"""

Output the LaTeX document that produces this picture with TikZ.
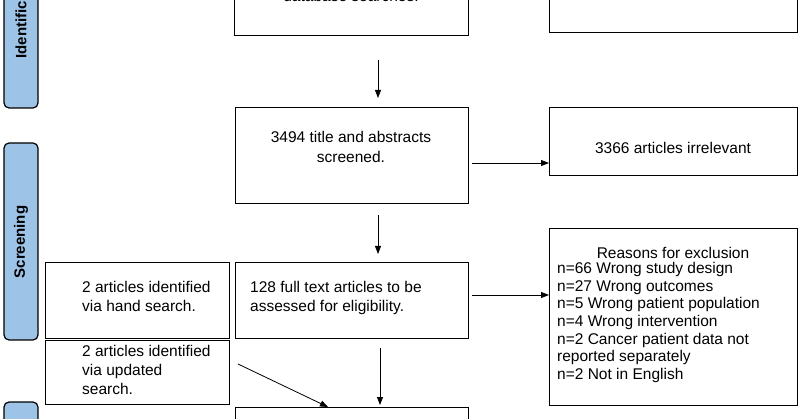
\documentclass[tikz,border=0pt]{standalone}
\usepackage{fontspec}
\setmainfont{Liberation Sans}
\usetikzlibrary{arrows.meta}
\definecolor{barblue}{HTML}{9DC3E6}
\begin{document}
\begin{tikzpicture}[x=1pt,y=-1pt,
 box/.style={draw,line width=1.3pt,fill=white},
 arr/.style={-{Triangle[length=8pt,width=6pt]},line width=0.8pt},
 bar/.style={draw,line width=1.2pt,fill=barblue,rounded corners=5pt},
 lab/.style={rotate=90,font=\bfseries\fontsize{15}{17}\selectfont},
 txt/.style={font=\fontsize{15.5}{19}\selectfont,align=left,anchor=north west,inner sep=0}]
\useasboundingbox (0,0) rectangle (800,419);
\clip (0,0) rectangle (800,419);
% side bars
\draw[bar] (4,-20) rectangle (38,108);
\node[lab,anchor=west] (lid) at (21,62) {Identification};
\draw[bar] (4,143) rectangle (38,340);
\node[lab] (lsc) at (21,242) {Screening};
\draw[bar] (4,402) rectangle (38,440);
% boxes
\node[box,minimum width=234,minimum height=80,anchor=south west] (b1) at (234,36) {};
\node[txt,anchor=center] (t1) at (351,-4) {database searches.};
\node[box,minimum width=248,minimum height=80,anchor=south west] (r1) at (549,33) {};
\node[box,minimum width=233,minimum height=96,anchor=north west] (b2) at (235,107) {};
\node[font=\fontsize{15.5}{20}\selectfont,align=center] at (351,147) {3494 title and abstracts\\screened.};
\node[box,minimum width=248,minimum height=68,anchor=north west] (r2) at (549,107) {};
\node[font=\fontsize{15.5}{18}\selectfont] at (673,148) {3366 articles irrelevant};
\node[box,minimum width=184,minimum height=76,anchor=north west] (h) at (45,262) {};
\node[txt] at (82,281) {2 articles identified\\via hand search.};
\node[box,minimum width=233,minimum height=76,anchor=north west] (b3) at (235,262) {};
\node[txt] at (250,281) {128 full text articles to be\\assessed for eligibility.};
\node[box,minimum width=248,minimum height=177,anchor=north west] (r3) at (549,228) {};
\node[font=\fontsize{15.5}{18}\selectfont] at (673,253) {Reasons for exclusion};
\node[font=\fontsize{15.5}{17.7}\selectfont,align=left,anchor=north west,inner sep=0] at (557,262) {n=66 Wrong study design\\n=27 Wrong outcomes\\n=5 Wrong patient population\\n=4 Wrong intervention\\n=2 Cancer patient data not\\reported separately\\n=2 Not in English};
\node[box,minimum width=184,minimum height=64,anchor=north west] (u) at (45,340) {};
\node[txt] at (82,345) {2 articles identified\\via updated\\search.};
\node[box,minimum width=233,minimum height=40,anchor=north west] (b4) at (235,407) {};
% arrows
\coordinate (a1s) at (378,60); \coordinate (a1e) at (378,98);
\draw[arr] (a1s) -- (a1e);
\coordinate (a2s) at (472,163); \coordinate (a2e) at (549,163);
\draw[arr] (a2s) -- (a2e);
\coordinate (a3s) at (378,215); \coordinate (a3e) at (378,254);
\draw[arr] (a3s) -- (a3e);
\coordinate (a4s) at (472,295); \coordinate (a4e) at (549,295);
\draw[arr] (a4s) -- (a4e);
\coordinate (a5s) at (238,364); \coordinate (a5e) at (328,407);
\draw[arr] (a5s) -- (a5e);
\coordinate (a6s) at (380,348); \coordinate (a6e) at (380,405);
\draw[arr] (a6s) -- (a6e);
\end{tikzpicture}
\end{document}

"""

To be done
Please write out all the data again word for word, but not the pictures.

Reply
Output the LaTeX document that produces this picture with TikZ.
\documentclass[tikz,border=0pt]{standalone}
\usepackage{fontspec}
\setmainfont{Liberation Sans}
\usetikzlibrary{arrows.meta}
\definecolor{barblue}{HTML}{9DC3E6}
\begin{document}
\begin{tikzpicture}[x=1pt,y=-1pt,
 box/.style={draw,line width=1.3pt,fill=white},
 arr/.style={-{Triangle[length=8pt,width=6pt]},line width=0.8pt},
 bar/.style={draw,line width=1.2pt,fill=barblue,rounded corners=5pt},
 lab/.style={rotate=90,font=\bfseries\fontsize{15}{17}\selectfont},
 txt/.style={font=\fontsize{15.5}{19}\selectfont,align=left,anchor=north west,inner sep=0}]
\useasboundingbox (0,0) rectangle (800,419);
\clip (0,0) rectangle (800,419);
% side bars
\draw[bar] (4,-20) rectangle (38,108);
\node[lab,anchor=west] (lid) at (21,62) {Identification};
\draw[bar] (4,143) rectangle (38,340);
\node[lab] (lsc) at (21,242) {Screening};
\draw[bar] (4,402) rectangle (38,440);
% boxes
\node[box,minimum width=234,minimum height=80,anchor=south west] (b1) at (234,36) {};
\node[txt,anchor=center] (t1) at (351,-4) {database searches.};
\node[box,minimum width=248,minimum height=80,anchor=south west] (r1) at (549,33) {};
\node[box,minimum width=233,minimum height=96,anchor=north west] (b2) at (235,107) {};
\node[font=\fontsize{15.5}{20}\selectfont,align=center] at (351,147) {3494 title and abstracts\\screened.};
\node[box,minimum width=248,minimum height=68,anchor=north west] (r2) at (549,107) {};
\node[font=\fontsize{15.5}{18}\selectfont] at (673,148) {3366 articles irrelevant};
\node[box,minimum width=184,minimum height=76,anchor=north west] (h) at (45,262) {};
\node[txt] at (82,281) {2 articles identified\\via hand search.};
\node[box,minimum width=233,minimum height=76,anchor=north west] (b3) at (235,262) {};
\node[txt] at (250,281) {128 full text articles to be\\assessed for eligibility.};
\node[box,minimum width=248,minimum height=177,anchor=north west] (r3) at (549,228) {};
\node[font=\fontsize{15.5}{18}\selectfont] at (673,253) {Reasons for exclusion};
\node[font=\fontsize{15.5}{17.7}\selectfont,align=left,anchor=north west,inner sep=0] at (557,262) {n=66 Wrong study design\\n=27 Wrong outcomes\\n=5 Wrong patient population\\n=4 Wrong intervention\\n=2 Cancer patient data not\\reported separately\\n=2 Not in English};
\node[box,minimum width=184,minimum height=64,anchor=north west] (u) at (45,340) {};
\node[txt] at (82,345) {2 articles identified\\via updated\\search.};
\node[box,minimum width=233,minimum height=40,anchor=north west] (b4) at (235,407) {};
% arrows
\coordinate (a1s) at (378,60); \coordinate (a1e) at (378,98);
\draw[arr] (a1s) -- (a1e);
\coordinate (a2s) at (472,163); \coordinate (a2e) at (549,163);
\draw[arr] (a2s) -- (a2e);
\coordinate (a3s) at (378,215); \coordinate (a3e) at (378,254);
\draw[arr] (a3s) -- (a3e);
\coordinate (a4s) at (472,295); \coordinate (a4e) at (549,295);
\draw[arr] (a4s) -- (a4e);
\coordinate (a5s) at (238,364); \coordinate (a5e) at (328,407);
\draw[arr] (a5s) -- (a5e);
\coordinate (a6s) at (380,348); \coordinate (a6e) at (380,405);
\draw[arr] (a6s) -- (a6e);
\end{tikzpicture}
\end{document}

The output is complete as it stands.